Vendendo-se como o "antipolítico" e manejando as redes sociais com maestria, principalmente entre os que estavam exaustos dos governos petistas, Bolsonaro conseguiu se eleger e levou consigo, a reboque, uma considerável bancada de ativistas e representantes da extrema direita. O número de parlamentares, num primeiro momento, não lhe dará maioria congressual. Estima-se que ele terá cerca de 200 dos 513 deputados e aproximadamente 30 dos 81 senadores. Portanto, ele terá de seduzir seus apoiadores. Para isso, dependerá de outro veterano no Legislativo, o deputado federal reeleito e ministro da Casa Civil, Onyx Lorenzoni (DEM). A dificuldade, neste caso, é que Onyx não é dos políticos mais afáveis ou flexíveis. É o que chamam de cabeça-dura. E, além da cota política, ele está na cota dos membros do primeiro escalão que respondem à investigação – algo que Bolsonaro sinalizou que não teria em sua gestão. Os outros são Luiz Henrique Mandetta, da Saúde, Tereza Cristina, da Agricultura, e Ricardo Salles, do Meio Ambiente.
Uma outra dificuldade nos próximos meses será o de demonstrar que os neófitos em administração pública serão capazes de gerenciar estruturas monumentais. Dos 22 ministros de Bolsonaro, apenas oito já tiveram funções no Executivo federal, municipais ou estaduais. Só dois deles foram ministros – Osmar Terra (MDB) e Wagner Rosário.
Ruídos nos escalões intermediários
A inabilidade entre os auxiliares já deu seus primeiros sinais em um dos ministérios-chave do Governo, o da Educação, que tem segundo maior orçamento da Esplanada, 122 bilhões de reais. O ministro Ricardo Vélez, um filósofo sem experiência de gestão e que diz ter como missão “desideologizar” as escolas brasileiras, demitiu seu futuro secretário-executivo antes mesmo da posse. Na última sexta-feira, Vélez disse ao cientista político Antônio Flávio Testa que ele não seria mais seu número dois na pasta.
Durante o Governo de transição, Testa havia sido o responsável por levantar todos os dados administrativos do ministério. Tinha os levantamentos relevantes referentes ao funcionamento da máquina, desde os sistemas de tecnologia da informação até o de recursos humanos.
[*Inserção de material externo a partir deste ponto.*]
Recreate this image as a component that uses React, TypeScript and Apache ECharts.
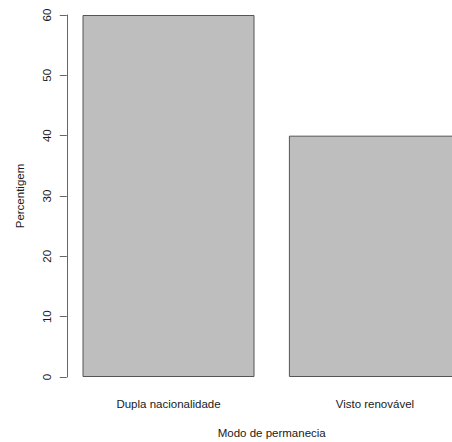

Antes, havia composto a equipe do presidente que elaborou seu plano de Governo a partir de abril deste ano. Vinculado ao grupo dos generais, era tido como um nome certo no segundo ou terceiro escalão na Esplanada. Nestas primeiras semanas ficará na sombra.
Afora as rusgas entre os seus subalternos, Bolsonaro também terá de conter a língua de seus três filhos políticos (Carlos, Flávio e Eduardo) e o envolvimento de um ex-assessor de um deles em supostas irregularidades com recursos de servidores da Assembleia Legislativa do Rio de Janeiro. Recentemente ele mandou o recado à sua prole. “A campanha acabou, agora temos de governar”.
Algo que o novo presidente fez de diferente em relação aos seus antecessores foi o de elencar uma agenda de ações nos primeiros meses do ano. Entre elas, a de no primeiro mês de trabalho rever todos os atos dos últimos sessenta dias da gestão Michel Temer (MDB). Prevê ainda que, quando completar 100 dias de Governo, possa fazer uma cerimônia para comemorar o período – algo semelhante ao que os presidentes americanos fazem. Nesse período já será possível se ter uma ideia qual será o Brasil de Bolsonaro, de fato. Se o que ele apresenta aos seus apoiadores, com palavras radicais, ou o que ele discursa nos atos solenes, nos quais defende a Constituição e as instituições.